▸ Supplied data
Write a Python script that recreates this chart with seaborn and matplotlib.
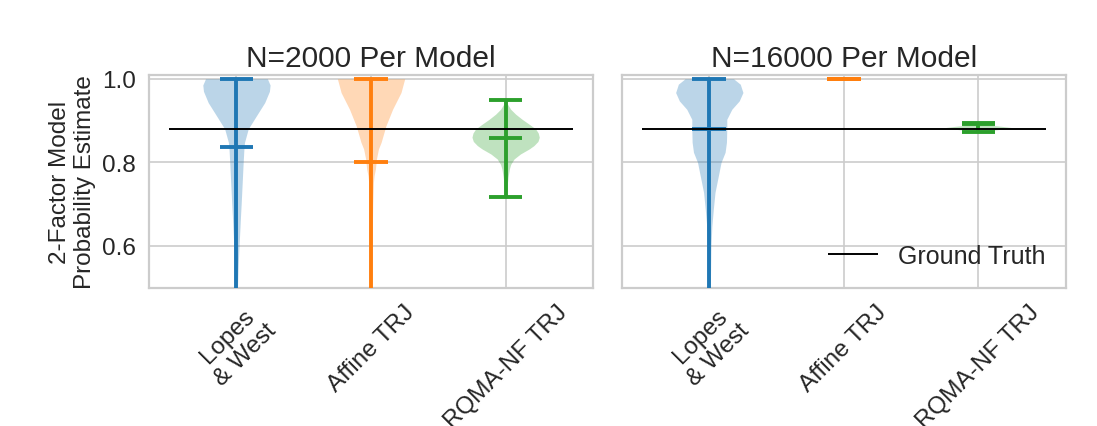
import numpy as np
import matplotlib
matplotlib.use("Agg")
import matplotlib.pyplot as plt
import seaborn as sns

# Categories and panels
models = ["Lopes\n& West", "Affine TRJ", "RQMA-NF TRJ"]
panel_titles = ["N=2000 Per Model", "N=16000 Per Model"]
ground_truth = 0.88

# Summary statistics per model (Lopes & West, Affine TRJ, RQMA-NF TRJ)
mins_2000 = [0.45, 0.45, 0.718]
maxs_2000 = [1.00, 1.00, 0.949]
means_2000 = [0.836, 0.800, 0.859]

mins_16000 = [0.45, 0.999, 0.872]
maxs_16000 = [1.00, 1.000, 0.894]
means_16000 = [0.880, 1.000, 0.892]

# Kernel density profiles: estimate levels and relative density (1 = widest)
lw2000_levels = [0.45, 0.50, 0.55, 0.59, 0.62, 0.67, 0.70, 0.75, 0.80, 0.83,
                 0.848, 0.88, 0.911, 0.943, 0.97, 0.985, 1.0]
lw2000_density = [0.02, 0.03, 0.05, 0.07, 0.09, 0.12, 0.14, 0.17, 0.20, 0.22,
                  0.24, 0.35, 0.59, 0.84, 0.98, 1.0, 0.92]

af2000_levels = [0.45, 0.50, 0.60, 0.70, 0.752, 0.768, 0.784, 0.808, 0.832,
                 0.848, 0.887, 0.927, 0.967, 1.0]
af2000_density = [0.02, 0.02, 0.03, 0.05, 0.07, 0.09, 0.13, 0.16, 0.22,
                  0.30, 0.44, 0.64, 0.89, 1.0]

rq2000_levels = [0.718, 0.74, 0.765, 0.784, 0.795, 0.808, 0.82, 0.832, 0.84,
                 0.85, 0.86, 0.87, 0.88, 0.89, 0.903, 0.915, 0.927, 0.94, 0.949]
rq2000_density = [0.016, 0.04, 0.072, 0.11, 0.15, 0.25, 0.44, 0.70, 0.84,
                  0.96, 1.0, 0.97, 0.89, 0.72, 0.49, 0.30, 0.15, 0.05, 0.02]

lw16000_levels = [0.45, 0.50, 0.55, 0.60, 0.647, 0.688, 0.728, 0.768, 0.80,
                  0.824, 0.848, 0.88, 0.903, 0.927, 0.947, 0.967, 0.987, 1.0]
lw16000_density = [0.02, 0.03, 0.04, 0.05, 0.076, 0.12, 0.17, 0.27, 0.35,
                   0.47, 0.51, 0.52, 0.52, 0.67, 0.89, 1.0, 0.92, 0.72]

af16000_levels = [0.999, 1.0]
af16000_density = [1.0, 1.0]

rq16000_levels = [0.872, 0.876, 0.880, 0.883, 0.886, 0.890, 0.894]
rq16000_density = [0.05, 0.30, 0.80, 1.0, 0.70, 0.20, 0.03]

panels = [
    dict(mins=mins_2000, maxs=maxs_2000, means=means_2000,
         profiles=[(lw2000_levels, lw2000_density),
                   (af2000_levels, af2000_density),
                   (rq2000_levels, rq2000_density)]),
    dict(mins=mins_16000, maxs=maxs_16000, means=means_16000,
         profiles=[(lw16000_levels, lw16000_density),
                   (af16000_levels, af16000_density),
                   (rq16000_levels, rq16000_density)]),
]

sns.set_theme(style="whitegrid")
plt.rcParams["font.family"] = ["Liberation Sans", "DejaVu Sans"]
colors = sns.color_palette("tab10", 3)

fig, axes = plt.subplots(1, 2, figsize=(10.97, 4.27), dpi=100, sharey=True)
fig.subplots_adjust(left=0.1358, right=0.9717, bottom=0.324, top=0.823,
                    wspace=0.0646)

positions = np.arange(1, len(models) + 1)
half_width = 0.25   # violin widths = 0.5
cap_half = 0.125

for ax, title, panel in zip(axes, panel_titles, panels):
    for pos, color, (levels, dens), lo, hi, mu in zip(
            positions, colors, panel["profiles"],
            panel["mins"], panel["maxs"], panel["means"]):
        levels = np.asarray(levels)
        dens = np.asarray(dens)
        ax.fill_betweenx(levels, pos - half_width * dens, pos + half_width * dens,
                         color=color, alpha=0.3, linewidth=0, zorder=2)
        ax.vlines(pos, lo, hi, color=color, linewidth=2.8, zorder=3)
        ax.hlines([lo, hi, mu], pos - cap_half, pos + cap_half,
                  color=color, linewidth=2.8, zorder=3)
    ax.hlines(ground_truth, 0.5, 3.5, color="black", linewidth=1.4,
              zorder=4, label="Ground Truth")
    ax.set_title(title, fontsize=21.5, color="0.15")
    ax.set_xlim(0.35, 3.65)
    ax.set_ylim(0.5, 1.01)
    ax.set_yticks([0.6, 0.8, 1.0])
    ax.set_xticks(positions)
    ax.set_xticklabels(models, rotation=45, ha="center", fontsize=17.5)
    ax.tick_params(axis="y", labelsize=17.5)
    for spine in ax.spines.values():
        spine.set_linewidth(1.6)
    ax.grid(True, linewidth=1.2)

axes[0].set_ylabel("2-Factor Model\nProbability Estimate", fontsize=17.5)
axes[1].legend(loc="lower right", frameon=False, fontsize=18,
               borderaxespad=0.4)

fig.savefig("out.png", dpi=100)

▸ Exercise
Copy each line of the listing that includes "seaborn".

▸ Output
Write a Python script that recreates this chart with seaborn and matplotlib.
import seaborn as sns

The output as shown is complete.